WHAT TO WORK ON: Copy out the material below in full, but not its images.

DATA SEGMENT:

-- Start --

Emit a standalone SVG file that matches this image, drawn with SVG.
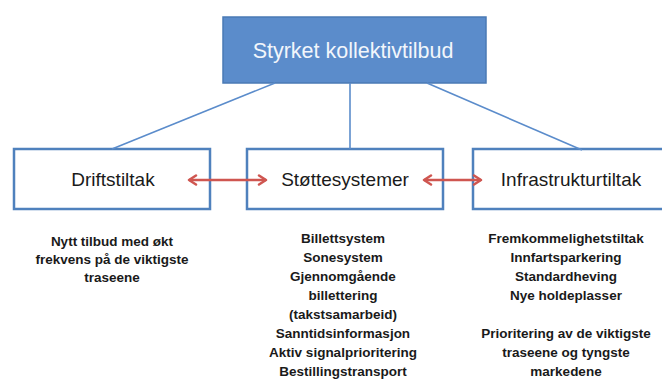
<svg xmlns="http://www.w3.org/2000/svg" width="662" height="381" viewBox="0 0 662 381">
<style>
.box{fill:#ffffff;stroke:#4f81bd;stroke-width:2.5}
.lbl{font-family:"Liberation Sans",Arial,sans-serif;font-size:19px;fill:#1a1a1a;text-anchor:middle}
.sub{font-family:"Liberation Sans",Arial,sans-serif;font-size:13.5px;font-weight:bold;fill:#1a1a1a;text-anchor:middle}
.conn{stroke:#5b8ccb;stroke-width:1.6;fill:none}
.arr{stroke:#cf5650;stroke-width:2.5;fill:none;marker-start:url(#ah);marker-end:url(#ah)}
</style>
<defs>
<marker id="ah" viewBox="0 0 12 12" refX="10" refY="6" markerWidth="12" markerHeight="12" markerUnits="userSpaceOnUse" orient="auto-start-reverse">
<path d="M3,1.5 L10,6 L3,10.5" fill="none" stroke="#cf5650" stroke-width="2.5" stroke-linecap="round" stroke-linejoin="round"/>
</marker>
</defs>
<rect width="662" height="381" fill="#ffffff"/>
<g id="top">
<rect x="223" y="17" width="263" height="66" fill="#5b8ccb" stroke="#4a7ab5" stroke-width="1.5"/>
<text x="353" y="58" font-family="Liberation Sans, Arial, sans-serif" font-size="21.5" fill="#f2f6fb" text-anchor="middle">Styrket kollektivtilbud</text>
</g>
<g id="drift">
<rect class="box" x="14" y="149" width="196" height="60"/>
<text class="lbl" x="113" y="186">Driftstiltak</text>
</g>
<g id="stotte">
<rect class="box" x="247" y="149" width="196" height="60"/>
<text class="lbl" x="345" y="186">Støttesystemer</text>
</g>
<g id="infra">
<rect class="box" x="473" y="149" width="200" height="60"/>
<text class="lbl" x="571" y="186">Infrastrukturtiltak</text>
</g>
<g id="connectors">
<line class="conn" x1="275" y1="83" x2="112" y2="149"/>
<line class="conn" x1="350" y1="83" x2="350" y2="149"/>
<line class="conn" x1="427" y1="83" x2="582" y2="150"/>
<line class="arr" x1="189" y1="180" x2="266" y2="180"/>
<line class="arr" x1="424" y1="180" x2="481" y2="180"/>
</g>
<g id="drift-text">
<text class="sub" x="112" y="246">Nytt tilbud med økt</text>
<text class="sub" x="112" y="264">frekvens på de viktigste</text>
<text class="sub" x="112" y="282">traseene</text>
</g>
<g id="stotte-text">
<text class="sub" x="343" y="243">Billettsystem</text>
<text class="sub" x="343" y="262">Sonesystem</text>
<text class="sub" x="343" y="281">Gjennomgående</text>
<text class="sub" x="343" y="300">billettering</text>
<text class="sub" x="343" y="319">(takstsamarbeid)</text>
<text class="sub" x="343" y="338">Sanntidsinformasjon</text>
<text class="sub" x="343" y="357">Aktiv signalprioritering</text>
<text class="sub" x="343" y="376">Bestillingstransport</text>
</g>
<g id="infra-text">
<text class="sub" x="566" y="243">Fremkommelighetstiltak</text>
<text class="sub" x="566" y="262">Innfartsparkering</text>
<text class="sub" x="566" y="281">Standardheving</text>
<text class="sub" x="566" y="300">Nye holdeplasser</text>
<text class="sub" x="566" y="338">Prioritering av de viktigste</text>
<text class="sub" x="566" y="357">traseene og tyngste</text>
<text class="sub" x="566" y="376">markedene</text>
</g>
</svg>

-- End --

RESPONSE:
Emit a standalone SVG file that matches this image, drawn with SVG.
<svg xmlns="http://www.w3.org/2000/svg" width="662" height="381" viewBox="0 0 662 381">
<style>
.box{fill:#ffffff;stroke:#4f81bd;stroke-width:2.5}
.lbl{font-family:"Liberation Sans",Arial,sans-serif;font-size:19px;fill:#1a1a1a;text-anchor:middle}
.sub{font-family:"Liberation Sans",Arial,sans-serif;font-size:13.5px;font-weight:bold;fill:#1a1a1a;text-anchor:middle}
.conn{stroke:#5b8ccb;stroke-width:1.6;fill:none}
.arr{stroke:#cf5650;stroke-width:2.5;fill:none;marker-start:url(#ah);marker-end:url(#ah)}
</style>
<defs>
<marker id="ah" viewBox="0 0 12 12" refX="10" refY="6" markerWidth="12" markerHeight="12" markerUnits="userSpaceOnUse" orient="auto-start-reverse">
<path d="M3,1.5 L10,6 L3,10.5" fill="none" stroke="#cf5650" stroke-width="2.5" stroke-linecap="round" stroke-linejoin="round"/>
</marker>
</defs>
<rect width="662" height="381" fill="#ffffff"/>
<g id="top">
<rect x="223" y="17" width="263" height="66" fill="#5b8ccb" stroke="#4a7ab5" stroke-width="1.5"/>
<text x="353" y="58" font-family="Liberation Sans, Arial, sans-serif" font-size="21.5" fill="#f2f6fb" text-anchor="middle">Styrket kollektivtilbud</text>
</g>
<g id="drift">
<rect class="box" x="14" y="149" width="196" height="60"/>
<text class="lbl" x="113" y="186">Driftstiltak</text>
</g>
<g id="stotte">
<rect class="box" x="247" y="149" width="196" height="60"/>
<text class="lbl" x="345" y="186">Støttesystemer</text>
</g>
<g id="infra">
<rect class="box" x="473" y="149" width="200" height="60"/>
<text class="lbl" x="571" y="186">Infrastrukturtiltak</text>
</g>
<g id="connectors">
<line class="conn" x1="275" y1="83" x2="112" y2="149"/>
<line class="conn" x1="350" y1="83" x2="350" y2="149"/>
<line class="conn" x1="427" y1="83" x2="582" y2="150"/>
<line class="arr" x1="189" y1="180" x2="266" y2="180"/>
<line class="arr" x1="424" y1="180" x2="481" y2="180"/>
</g>
<g id="drift-text">
<text class="sub" x="112" y="246">Nytt tilbud med økt</text>
<text class="sub" x="112" y="264">frekvens på de viktigste</text>
<text class="sub" x="112" y="282">traseene</text>
</g>
<g id="stotte-text">
<text class="sub" x="343" y="243">Billettsystem</text>
<text class="sub" x="343" y="262">Sonesystem</text>
<text class="sub" x="343" y="281">Gjennomgående</text>
<text class="sub" x="343" y="300">billettering</text>
<text class="sub" x="343" y="319">(takstsamarbeid)</text>
<text class="sub" x="343" y="338">Sanntidsinformasjon</text>
<text class="sub" x="343" y="357">Aktiv signalprioritering</text>
<text class="sub" x="343" y="376">Bestillingstransport</text>
</g>
<g id="infra-text">
<text class="sub" x="566" y="243">Fremkommelighetstiltak</text>
<text class="sub" x="566" y="262">Innfartsparkering</text>
<text class="sub" x="566" y="281">Standardheving</text>
<text class="sub" x="566" y="300">Nye holdeplasser</text>
<text class="sub" x="566" y="338">Prioritering av de viktigste</text>
<text class="sub" x="566" y="357">traseene og tyngste</text>
<text class="sub" x="566" y="376">markedene</text>
</g>
</svg>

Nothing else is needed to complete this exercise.